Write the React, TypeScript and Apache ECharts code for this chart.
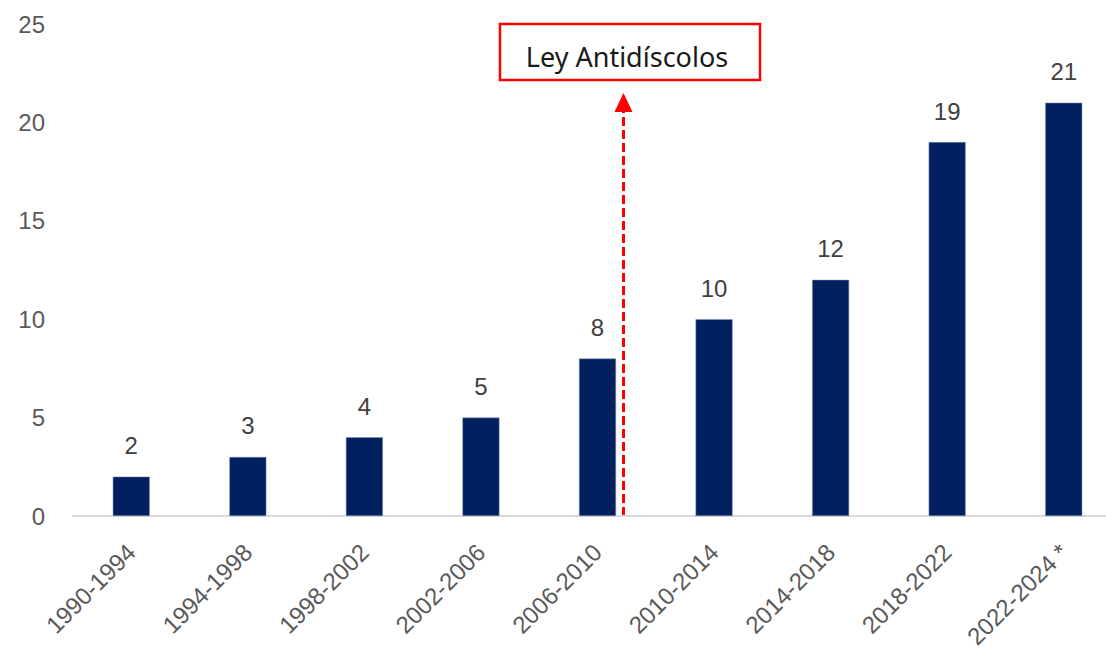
import React, { useEffect, useRef } from "react";
import * as echarts from "echarts";

const categories = ["1990-1994", "1994-1998", "1998-2002", "2002-2006", "2006-2010", "2010-2014", "2014-2018", "2018-2022", "2022-2024 *"];
const values = [2, 3, 4, 5, 8, 10, 12, 19, 21];
const yTicks = { min: 0, max: 25, interval: 5 };
const annotationText = "Ley Antidíscolos";
const annotationAfterIndex = 4;

export default function App() {
  const ref = useRef<HTMLDivElement>(null);
  useEffect(() => {
    if (!ref.current) return;
    const chart = echarts.init(ref.current, undefined, { renderer: "svg" });
    chart.setOption({
      animation: false,
      grid: { left: 73, right: 0, top: 24, bottom: 140, containLabel: false, outerBoundsMode: "none" },
      xAxis: {
        type: "category",
        data: categories,
        axisLine: { show: true, lineStyle: { color: "#d9d9d9", width: 2 } },
        axisTick: { show: false },
        axisLabel: { rotate: 45, color: "#595959", fontSize: 24, fontFamily: "Liberation Sans, Arial", margin: 32, interval: 0 },
      },
      yAxis: {
        type: "value",
        min: yTicks.min,
        max: yTicks.max,
        interval: yTicks.interval,
        axisLine: { show: false },
        axisTick: { show: false },
        splitLine: { show: false },
        axisLabel: { color: "#595959", fontSize: 24, fontFamily: "Liberation Sans, Arial", margin: 28 },
      },
      series: [
        {
          type: "bar",
          data: values,
          barWidth: 37,
          itemStyle: { color: "#002060", borderColor: "#8497b0", borderWidth: 0.5 },
          label: { show: true, position: "top", distance: 19, color: "#404040", fontSize: 24, fontFamily: "Liberation Sans, Arial" },
        },
      ],
    });
    const x4 = chart.convertToPixel({ xAxisIndex: 0 }, categories[annotationAfterIndex]) as number;
    const x5 = chart.convertToPixel({ xAxisIndex: 0 }, categories[annotationAfterIndex + 1]) as number;
    const lx = Math.round(x4 + (x5 - x4) * 0.215) + 0.5;
    const y0 = chart.convertToPixel({ yAxisIndex: 0 }, 0) as number;
    chart.setOption({
      graphic: [
        {
          type: "line",
          shape: { x1: lx, y1: y0, x2: lx, y2: 110 },
          style: { stroke: "#ff0000", lineWidth: 3, lineDash: [9, 4] },
        },
        {
          type: "polygon",
          shape: { points: [[lx, 93], [lx - 9, 112], [lx + 9, 112]] },
          style: { fill: "#ff0000" },
        },
        {
          type: "rect",
          shape: { x: 500, y: 24, width: 260, height: 56 },
          style: { fill: "#ffffff", stroke: "#ff0000", lineWidth: 2.5 },
        },
        {
          type: "text",
          x: 627,
          y: 56,
          style: { text: annotationText, fill: "#1a1a1a", fontSize: 27, fontFamily: "Noto Sans", align: "center", verticalAlign: "middle" },
        },
      ],
    });
    return () => chart.dispose();
  }, []);
  return <div ref={ref} style={{ position: "fixed", left: 0, top: 0, width: 1122, height: 656, background: "#fff" }} />;
}
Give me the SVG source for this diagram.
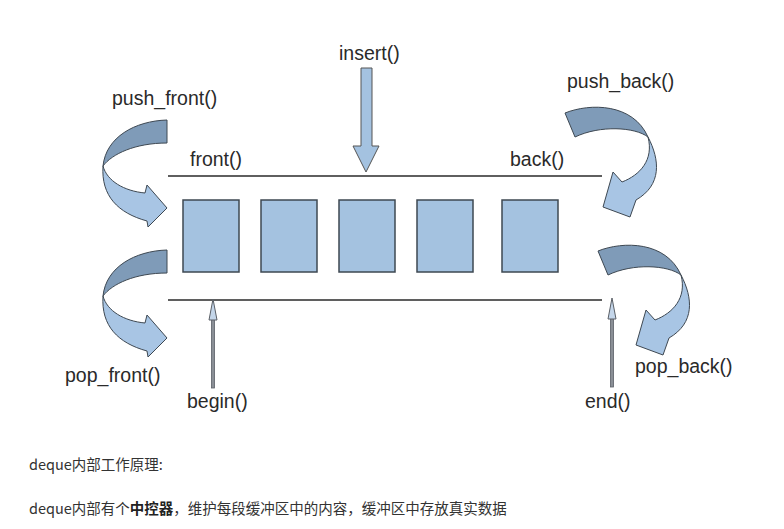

================================

__YOUR TASK__
Give an exact copy of the material, leaving out every picture.

__EXERCISE RESPONSE__
Write the React, TypeScript and Apache ECharts code for this chart.
import React, { useEffect, useRef } from "react";
import * as echarts from "echarts";

const categories = ["1990-1994", "1994-1998", "1998-2002", "2002-2006", "2006-2010", "2010-2014", "2014-2018", "2018-2022", "2022-2024 *"];
const values = [2, 3, 4, 5, 8, 10, 12, 19, 21];
const yTicks = { min: 0, max: 25, interval: 5 };
const annotationText = "Ley Antidíscolos";
const annotationAfterIndex = 4;

export default function App() {
  const ref = useRef<HTMLDivElement>(null);
  useEffect(() => {
    if (!ref.current) return;
    const chart = echarts.init(ref.current, undefined, { renderer: "svg" });
    chart.setOption({
      animation: false,
      grid: { left: 73, right: 0, top: 24, bottom: 140, containLabel: false, outerBoundsMode: "none" },
      xAxis: {
        type: "category",
        data: categories,
        axisLine: { show: true, lineStyle: { color: "#d9d9d9", width: 2 } },
        axisTick: { show: false },
        axisLabel: { rotate: 45, color: "#595959", fontSize: 24, fontFamily: "Liberation Sans, Arial", margin: 32, interval: 0 },
      },
      yAxis: {
        type: "value",
        min: yTicks.min,
        max: yTicks.max,
        interval: yTicks.interval,
        axisLine: { show: false },
        axisTick: { show: false },
        splitLine: { show: false },
        axisLabel: { color: "#595959", fontSize: 24, fontFamily: "Liberation Sans, Arial", margin: 28 },
      },
      series: [
        {
          type: "bar",
          data: values,
          barWidth: 37,
          itemStyle: { color: "#002060", borderColor: "#8497b0", borderWidth: 0.5 },
          label: { show: true, position: "top", distance: 19, color: "#404040", fontSize: 24, fontFamily: "Liberation Sans, Arial" },
        },
      ],
    });
    const x4 = chart.convertToPixel({ xAxisIndex: 0 }, categories[annotationAfterIndex]) as number;
    const x5 = chart.convertToPixel({ xAxisIndex: 0 }, categories[annotationAfterIndex + 1]) as number;
    const lx = Math.round(x4 + (x5 - x4) * 0.215) + 0.5;
    const y0 = chart.convertToPixel({ yAxisIndex: 0 }, 0) as number;
    chart.setOption({
      graphic: [
        {
          type: "line",
          shape: { x1: lx, y1: y0, x2: lx, y2: 110 },
          style: { stroke: "#ff0000", lineWidth: 3, lineDash: [9, 4] },
        },
        {
          type: "polygon",
          shape: { points: [[lx, 93], [lx - 9, 112], [lx + 9, 112]] },
          style: { fill: "#ff0000" },
        },
        {
          type: "rect",
          shape: { x: 500, y: 24, width: 260, height: 56 },
          style: { fill: "#ffffff", stroke: "#ff0000", lineWidth: 2.5 },
        },
        {
          type: "text",
          x: 627,
          y: 56,
          style: { text: annotationText, fill: "#1a1a1a", fontSize: 27, fontFamily: "Noto Sans", align: "center", verticalAlign: "middle" },
        },
      ],
    });
    return () => chart.dispose();
  }, []);
  return <div ref={ref} style={{ position: "fixed", left: 0, top: 0, width: 1122, height: 656, background: "#fff" }} />;
}
Give me the SVG source for this diagram.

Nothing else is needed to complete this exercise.